Di ruang media sosial pikiran liar gentayangan menebar kebencian. Kebencian adalah benih yang tidak hanya merusak diri sendiri tetapi juga mempercepat kehancuran kolektif sebuah bangsa.
Dalam konteks Indonesia, kita sering kali melihat fenomena di mana pemimpin muda yang terpilih justru mendapat cibiran dan prasangka buruk hanya karena usia mereka yang dianggap “terlalu belia” untuk memikul tanggung jawab besar.
Bukankah bangsa ini sering berbicara tentang perlunya regenerasi kepemimpinan? Mengapa kemudian ketika jawaban itu hadir, kita justru terjebak dalam prasangka negatif?
Kebencian sering kali lahir dari rasa tidak puas atau bahkan iri hati. Sebagian orang merasa lebih layak memimpin karena menganggap dirinya lebih pintar, lebih berpengalaman dan lebih memahami permasalahan bangsa.
Tetapi, apakah perasaan ini benar-benar didasarkan pada kompetensi atau hanya keinginan untuk mendapat pengakuan? Orang-orang yang merawat kebencian sering kali gagal memberikan solusi nyata karena mereka tidak memiliki kepercayaan diri atau keberanian untuk memperjuangkan gagasan mereka di depan publik.
Kita perlu mengingat, regenerasi kepemimpinan adalah sesuatu yang mutlak diperlukan. Terutama ketika struktur kepemimpinan mulai mengalami stagnasi. Kita sering mendengar kutipan terkenal dari Sang Proklamator Kemerdekaan Indonesia, Sukarno, “Berilah aku sepuluh pemuda, niscaya akan kuguncangkan dunia.”
Itu bukan sekadar slogan, tetapi sebuah ajakan untuk memberikan kesempatan kepada generasi muda untuk berkontribusi lebih bagi bangsa. Ironisnya, ketika pemimpin muda muncul, ia dituduh sebagai “produk keluarga”. Seolah-olah keberhasilannya semata-mata karena latar belakang keluarga, bukan karena kemampuan dan dedikasi pribadi.
Jika ada keluarga yang dengan tulus mengabdikan anak-anaknya untuk kepentingan republik, apa salahnya? Bukankah kemuliaan seseorang diukur dari seberapa banyak ia bisa memberikan manfaat bagi orang lain?
Kehadiran pemimpin muda yang siap bekerja demi kemajuan bangsa bukanlah sesuatu yang patut dicurigai melainkan patut didukung. Kebencian dan fitnah yang dilontarkan hanya akan menambah beban mental bagi mereka yang sebenarnya ingin membawa perubahan positif.

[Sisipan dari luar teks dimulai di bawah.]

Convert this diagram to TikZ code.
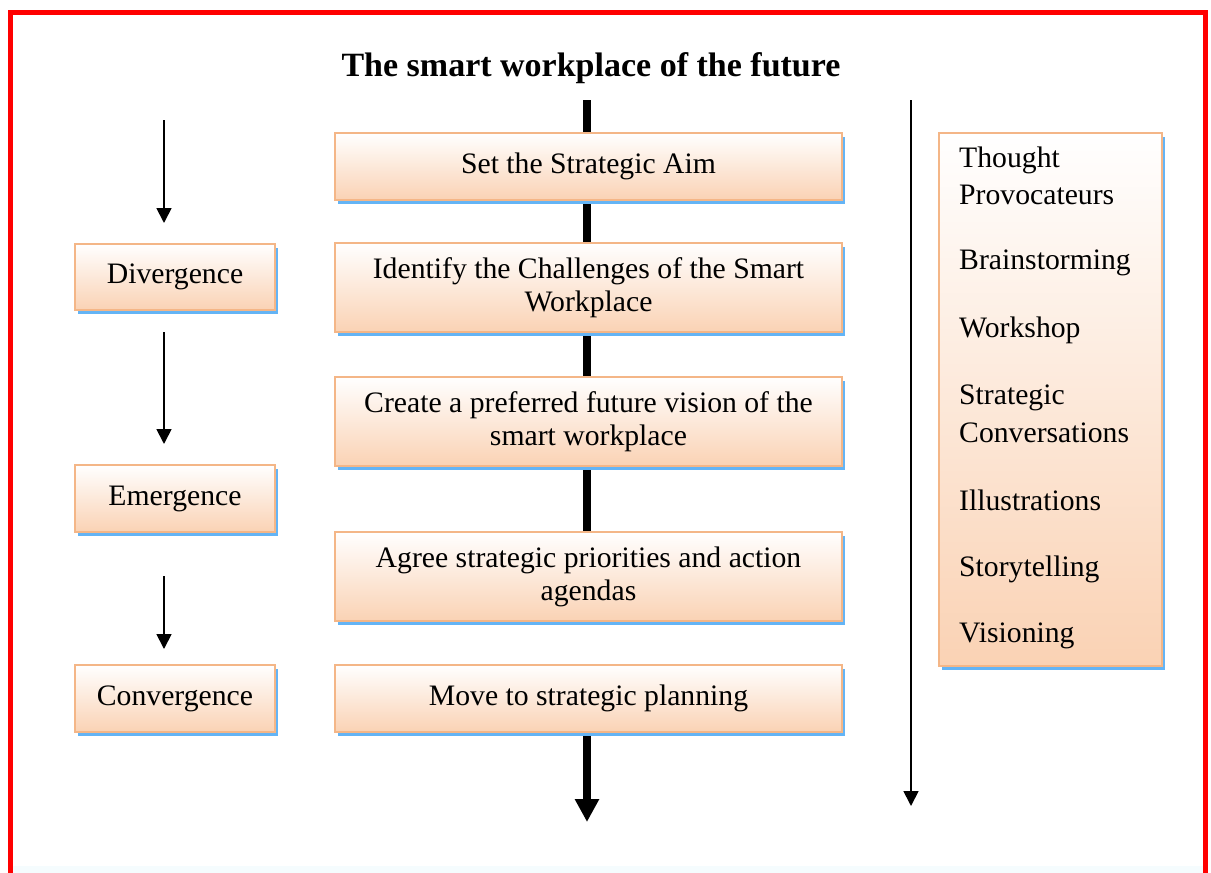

Lebih buruk lagi, merawat kebencian hanya akan merusak kesehatan mental pelakunya sendiri, yang bisa mempercepat kematiannya. Sebab, ketika rasa benci dilontarkan, struktur syaraf beserta organ tubuhnya lainnya mengalami kontraksi yang menjadikan rawan memicu penyakit.
Di era demokrasi ini, kita sering kali mendengar tentang kebebasan berekspresi. Namun, kita perlu mengingat bahwa kebebasan bukanlah sesuatu yang absolut. Ada batasan di mana kebebasan kita berakhir ketika keselamatan bangsa dan negara dipertaruhkan.
Mempertahankan prasangka buruk dan kebencian atas nama kebebasan justru dapat merusak fondasi persatuan yang kita bangun selama ini. Pada akhirnya, kebencian merupakan racun bagi jiwa bangsa.
Sebagai masyarakat, kita harus belajar untuk membuka pikiran, menerima perubahan, dan mendukung regenerasi yang sehat demi kemajuan bersama. Dengan demikian, kita tidak hanya menjaga kesehatan mental dan spiritual tetapi juga akan memperpanjang umur, baik diri sendiri maupun bangsa yang kita cintai.